The stack addresses are organized the same way: SP and LV are word addresses, but the addresses shown in the Stack Area are byte addresses. The blue text Stack Area is the word pointed to by LV, and the red is the word pointed to by SP. The green values are the ones in between. I am not sure why the stack starts off with extra 0’s, but it does.

Now let’s run the the program. First, set the speed to IJVM, so that you can step through at the assembly language level. This will make it easier to understand at first. Now press the blue arrow three times. You should see the stack has changed, and the top value of the stack is now 0x21 (33). This is the result of the LDC_W start instruction, which pushes the constant named start onto the stack. Now each time you press the blue arrow it will step forward by 1 IJVM instruction (which may be numerous microinstructions).

I will walk you through one iteration of the program. After each instruction I will show the stack from the address 0x20044 and up, with the highest addressed value on top.

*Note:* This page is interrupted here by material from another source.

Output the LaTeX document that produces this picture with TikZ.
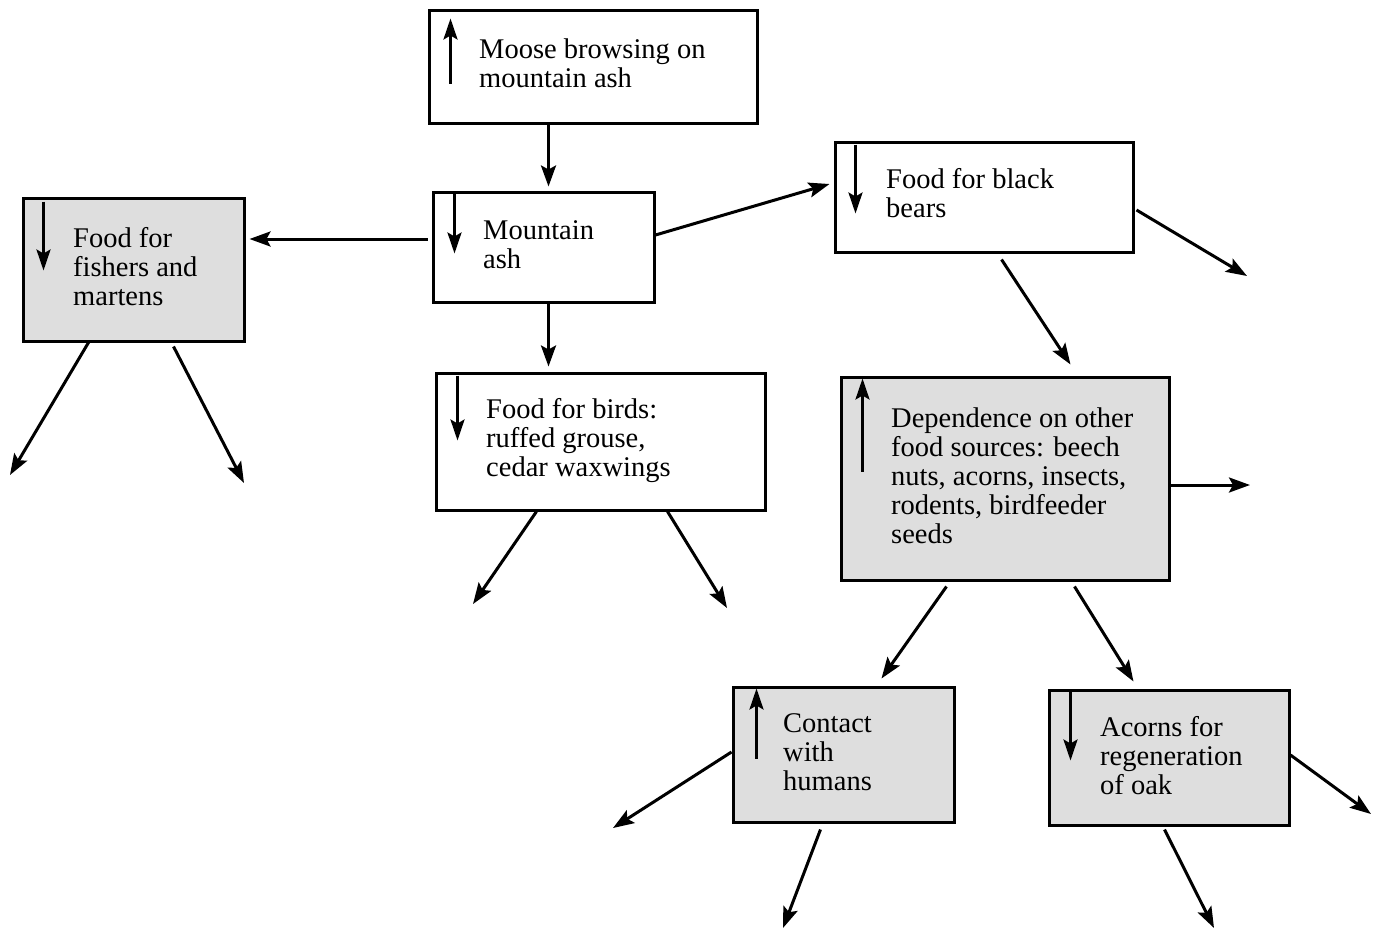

The first instruction is LDC_W start. This pushes the constant named start onto the stack, so the stack now looks like this:

0x00000021 (33)

The next instruction is DUP. This instruction is preceded by the label next, which the program will jump to later to accomplish the loop. DUP duplicates the top of the stack, so now the stack looks like this:

0x00000021 (33)
0x00000021 (33)

The next instruction is OUT. Technically this instruction is not part of the IJVM instruction set but it was added to the simulator to make output easier. OUT prints the character corresponding to the ASCII code of the top of the stack, and pops the stack. 0x21 is the exclaimation point, so after the OUT instruction has executed you should see ! in the Output Console, and the stack has become this:

0x00000021 (33)

DUP duplicates the top of the stack again:

0x00000021 (33)
0x00000021 (33)

LDC_W stop pushes stop onto the stack:

0x0000007e (126)
0x00000021 (33)
0x00000021 (33)

ISUB pops the top two values from the stack, subtracts them, and pushes the result. 33 - 126 is -93, which in 2’s complement is 0xffffffa3. Here’s the stack now:

0xffffffa3 (-93)
0x00000021 (33)

IFEQ done pops the stack and compares the value with 0. If it is 0, execution will jump to the label done, otherwise it continues. Since -93 is not zero, execution moves on normally and this is the stack:

0x00000021 (33)

LDC_W one adds 1 to the top of the stack:

0x00000001 (1)
0x00000021 (33)

IADD adds the top two values and replaces them with the sum:

0x00000022 (34)

GOTO next jumps execution up to the next label, and the process starts over again with 34 on the top of the stack. This process will repeat until the character 126 (which is ~). If you set the speed to Prog and press the blue arrow, the program will continue execution without showing you the steps until it halts. After running the entire thing you should see this in the Output Console:

!"#$%&'()*+,-./0123456789:;<=>?@ABCDEFGHIJKLMNOPQRSTUVWXYZ[\]^_`abcdefghijklmnopqrstuvwxyz{|}~

If you reset and set the speed to Clock, you can step through the program again at the microprogram level and see the individual cycles of the data path. SubClock speed will show you how the data propagates within each clock cycle.

Editing the Program

This assignment came with the empty file every_other_letter.jas. In this file, write an IJVM assembly program that is very similar to the above program, except that it only prints out every other lowercase letter like so:

acegikmoqsuwy

Look up an ASCII table online so you can figure out where to start and stop. You will need to increment the value of the character by 2 each iteration instead of 1.

Submission

Push your assembly program to git-keeper.